It has been nearly two years since the death of Alan Rickman and it is a loss that film lovers are still feeling today. When Rickman was with us, it was easy to take him for granted. It was only after his death that many started to look at the films he made, both the good ones and the bad ones, and realizing just how much Rickman brought to every role he played.

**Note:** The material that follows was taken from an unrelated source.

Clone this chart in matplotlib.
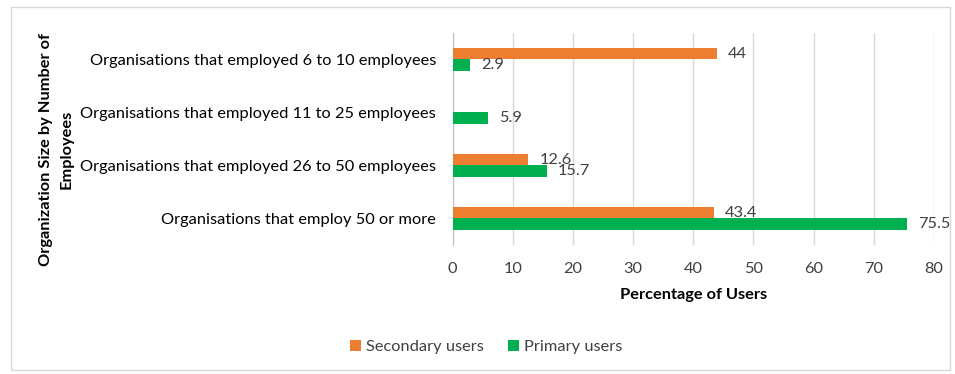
import matplotlib.pyplot as plt
import numpy as np

categories = ["Organisations that employed 6 to 10 employees",
              "Organisations that employed 11 to 25 employees",
              "Organisations that employed 26 to 50 employees",
              "Organisations that employ 50 or more"]
secondary = [44, 0, 12.6, 43.4]
primary = [2.9, 5.9, 15.7, 75.5]

plt.rcParams['font.family'] = ['Lato', 'DejaVu Sans']
text_col = '#404040'
fs = 11.8

fig = plt.figure(figsize=(9.55, 3.74), dpi=100)
ax = fig.add_axes([0.474, 0.345, 0.504, 0.567])

y = np.arange(len(categories))
h = 0.21
ax.barh(y - h/2, secondary, height=h, color='#ED7D31', label='Secondary users', zorder=3)
ax.barh(y + h/2, primary, height=h, color='#00B050', label='Primary users', zorder=3)

for i in range(len(categories)):
    if secondary[i] > 0:
        ax.text(secondary[i] + 1.8, y[i] - h/2, str(secondary[i]), va='center', ha='left',
                fontsize=fs, color=text_col)
    ax.text(primary[i] + 1.8, y[i] + h/2, str(primary[i]), va='center', ha='left',
            fontsize=fs, color=text_col)

ax.set_ylim(3.5, -0.5)
ax.set_xlim(0, 80)
ax.set_yticks(y)
ax.set_yticklabels(categories, fontsize=fs, color='black')
ax.set_xticks(range(0, 81, 10))
ax.tick_params(axis='x', labelsize=fs, labelcolor=text_col, length=0, pad=12)
ax.tick_params(axis='y', length=0, pad=12)
ax.grid(axis='x', color='#d9d9d9', linewidth=1, zorder=0)
for s in ['top', 'right', 'bottom']:
    ax.spines[s].set_visible(False)
ax.spines['left'].set_color('#bfbfbf')
ax.set_xlabel('Percentage of Users', fontsize=fs, fontweight='bold', color='black', labelpad=9)

fig.text(0.059, 0.6, 'Organization Size by Number of\nEmployees', rotation=90, ha='center', va='center',
         fontsize=fs, fontweight='bold', multialignment='center', linespacing=1.55)

ax.legend(loc='center', bbox_to_anchor=(0.509, 0.072), bbox_transform=fig.transFigure, ncol=2,
          frameon=False, fontsize=fs, handlelength=0.7, handleheight=0.7, handletextpad=0.3,
          columnspacing=1.45, labelcolor=text_col)

border = plt.Rectangle((0.011, 0.01), 0.984, 0.97, transform=fig.transFigure, fill=False,
                       edgecolor='#d9d9d9', linewidth=1)
fig.patches.append(border)

fig.savefig('out.png', dpi=100)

Take Closet Land, for instance. This was made early in Rickman’s film career. It is a very theatrical film, all taking place on one set and featuring only two major roles. Madeleine Stowe plays the Victim, a writer of children’s books whose latest autobiographical work deals with a girl who uses her imagination to escape from unhappiness. Alan Rickman plays the Interrogator, a government functionary who demands that the Victim confess to hiding anti-government propaganda in her books. When the Victim refuses to sign the confession, the Interrogator continually switches techniques in his attempt to break her, trying everything from physically torturing her to blindfolding her and pretending to be other people to even claiming that he abused her when she was younger.
There are many problems with Closet Land but Alan Rickman’s performance is not one of them. Rickman is hypnotically malevolent as the otherwise cultured Interrogator and the most fascinating part of the movie is watching him switch back and forth from being a harried bureaucrat just doing his job and a manipulative sociopath who views the Victim’s sanity as a trophy for him to claim. Closet Land is too stagey and heavy-handed to be effective but Rickman’s performance reminds us of what a great actor we lost when we lost Alan Rickman.